Tuesday, February 21, 2006

BIG BROTHER CONSERVATIVES. As we have seen, many conservatives made a show at least of free-speech solidarity in the Danish cartoon case. Other prominent right-wingers, however, noticed that the uproar has left freedom of speech lying defenseless by the side of the road, and could not refrain from putting in the boot.

We have previously examined the case of General Ralph "Blood 'n' Guts" Peters, who denounced the cartoonists as Europeans and arty-farties. Now we have the loathsome Maggie Gallagher, who adds, quite unnecessarily, to her cartoon column this hint of what sort of democracy she feels America ought to be encouraging in Iraq:
Frustrated and appalled legislators in five states are seeking to ban protests at funerals. Sounds reasonable to me. I don't think such a law would be inconsistent with democratic freedom, any more than I believe the First Amendment really does require us to permit flag burning.

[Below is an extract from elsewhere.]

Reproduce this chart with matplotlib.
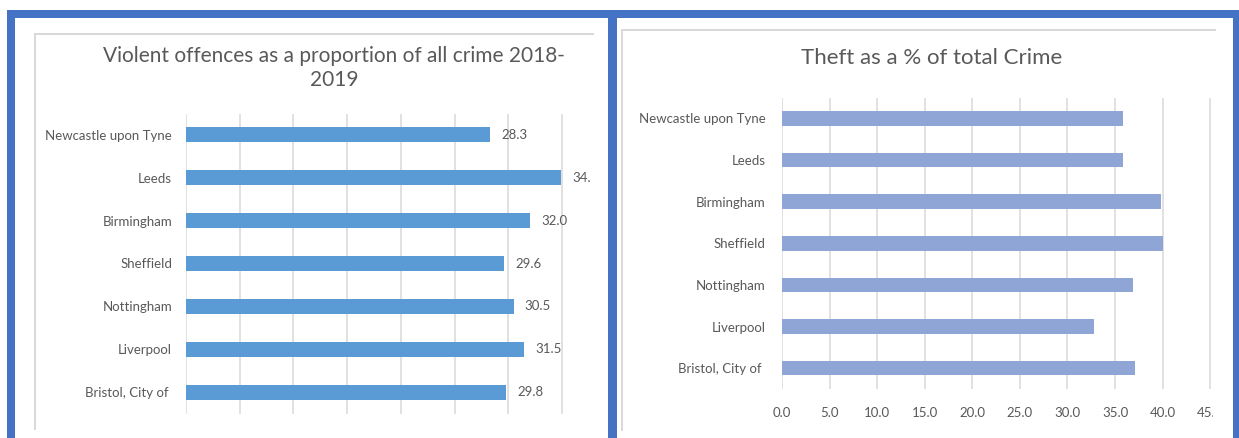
import numpy as np
import matplotlib
matplotlib.use("Agg")
import matplotlib.pyplot as plt
from matplotlib.patches import Rectangle

W, H = 1239, 438

TEXT = "#595959"
GRID = "#d9d9d9"
FRAME = "#4472c4"
VIOLENT_BLUE = "#5b9bd5"
THEFT_BLUE = "#8fa5d6"

plt.rcParams.update({
    "font.family": ["Lato", "DejaVu Sans"],
    "text.color": TEXT, "xtick.color": TEXT, "ytick.color": TEXT,
})

cities_violent = ["Newcastle upon Tyne", "Leeds", "Birmingham", "Sheffield",
                  "Nottingham", "Liverpool", "Bristol, City of "]
violent_pct = [28.3, 34.9, 32.0, 29.6, 30.5, 31.5, 29.8]

cities_theft = ["Newcastle upon Tyne", "Leeds", "Birmingham", "Sheffield",
                "Nottingham", "Liverpool", "Bristol, City of "]
theft_pct = [35.8, 35.8, 39.8, 40.0, 36.9, 32.8, 37.1]
theft_ticks = [0, 5, 10, 15, 20, 25, 30, 35, 40, 45]


def px_box(x0, y0, x1, y1):
    """pixel box (top-left origin) -> figure fraction [l, b, w, h]"""
    return [x0 / W, 1 - y1 / H, (x1 - x0) / W, (y1 - y0) / H]


def px_rect(x0, y0, x1, y1, color):
    l, b, w, h = px_box(x0, y0, x1, y1)
    return Rectangle((l, b), w, h, transform=fig.transFigure,
                     facecolor=color, edgecolor="none", zorder=5)


def clip_to(texts, box):
    # clip labels to the chart area, like the spreadsheet does
    r = px_rect(*box, "none")
    fig.add_artist(r)
    r.set_visible(False)
    for t in texts:
        t.set_clip_path(r)
        t.set_clip_on(True)


def bar_panel(ax, cities, vals, color, xmax, ticks):
    y = np.arange(len(cities))
    bars = ax.barh(y, vals, height=0.35, color=color, zorder=2)
    ax.set_yticks(y)
    ax.set_yticklabels(cities, fontsize=9.5)
    ax.set_ylim(len(cities) - 0.5, -0.5)
    ax.set_xlim(0, xmax)
    ax.set_xticks(ticks)
    ax.grid(axis="x", color=GRID, lw=1.1)
    ax.set_axisbelow(True)
    ax.tick_params(length=0)
    for s in ax.spines.values():
        s.set_visible(False)
    return bars


fig = plt.figure(figsize=(W / 100, H / 100), dpi=100)

# chart-area outlines (top and left edges only show in the crop)
for x0, x1, y0, y1 in [(34, 594, 33, 430), (621, 1216, 29, 431)]:
    fig.add_artist(px_rect(x0, y0, x1, y0 + 1.6, GRID))
    fig.add_artist(px_rect(x0, y0, x0 + 1.6, y1, GRID))

# left: violent offences
ax1 = fig.add_axes(px_box(186, 113.5, 590, 413.5))
bars = bar_panel(ax1, cities_violent, violent_pct, VIOLENT_BLUE, 37.6,
                 [0, 5, 10, 15, 20, 25, 30, 35])
ax1.tick_params(axis="y", pad=10)
ax1.set_xticklabels([])
clip_to(ax1.bar_label(bars, fmt="%.1f", padding=8, fontsize=9.5, color=TEXT),
        (34, 33, 590, 430))
fig.text(334 / W, 1 - 68 / H,
         "Violent offences as a proportion of all crime 2018-\n2019",
         ha="center", va="center", fontsize=15, color=TEXT,
         linespacing=1.3)

# right: theft
ax2 = fig.add_axes(px_box(782, 97.5, 1213, 389))
bar_panel(ax2, cities_theft, theft_pct, THEFT_BLUE, 45.3, theft_ticks)
ax2.tick_params(axis="y", pad=12)
ax2.set_xticklabels([f"{v:.1f}" for v in theft_ticks], fontsize=9.5)
ax2.tick_params(axis="x", pad=13)
clip_to(ax2.get_xticklabels(), (621, 29, 1213, 438))
fig.text(932 / W, 1 - 58 / H, "Theft as a % of total Crime",
         ha="center", va="center", fontsize=16, color=TEXT)

# blue screenshot frames
fig.add_artist(px_rect(7, 10, 1239, 18, FRAME))
fig.add_artist(px_rect(7, 10, 15, H, FRAME))
fig.add_artist(px_rect(608, 10, 617, H, FRAME))
fig.add_artist(px_rect(1233, 10, 1239, H, FRAME))

fig.savefig("out.png", dpi=100)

And so too I can imagine with much disturbance that (say) a democratic Iraq could choose to ban depictions of Muhammad. It is perfectly possible to protect sacred symbols or sacred moments in ways that do not violate core principles of free speech necessary to robust, democratic life.
The wording's a little tricky -- how much "disturbance" do you think she'd put up with? -- but given that she smooths her path with flags and funerals, I assume that the readiness she expresses at the top of the column "to sign onto the First Amendment absolutist brigade" is merely the prologue to a conversion narrative.

To this Hugh Hewitt adds, "The freedom to publish anything doesn't mean we ought to," his "we" in this case seeming to mean whatever War Emergency Board he dreams of heading up when Bush gets serious about the War on Em Ess Em.

We'll see how they run now that David Irving has been found guilty by an Austrian court of fraud for his Holocaust-denying crap. Already Roger L. Simon is doing the "normally I'm a free speech extremist, but..." thing with the same suspender-snapping sanctimony that usually accompanies his "I left the left or the left left me" schtick.

This could be fun, in a grim kind of way. As the philosophical basis of conservatism is increasingly revealed to be a mere cover for Republican looting of the Treasury, and the "movement" sprouts the kind of millenarian fringe-groups that presages a crack-up, it may be that the authoritarians in the bunch feel they might as well say what's really on their minds and see how the rabble react.

(edited for clarity, believe it or not)

UPDATE. Commenter RobW points out that Irving was nailed for denying the Holocaust, not fraud. Apologies for the slop. Meanwhile an anti-Danish-cartoon guy cites the Irving verdict as a good model for legal protection against blasphemous funnies. Guess when this all shakes out, we'll all end up on the appropriate sides.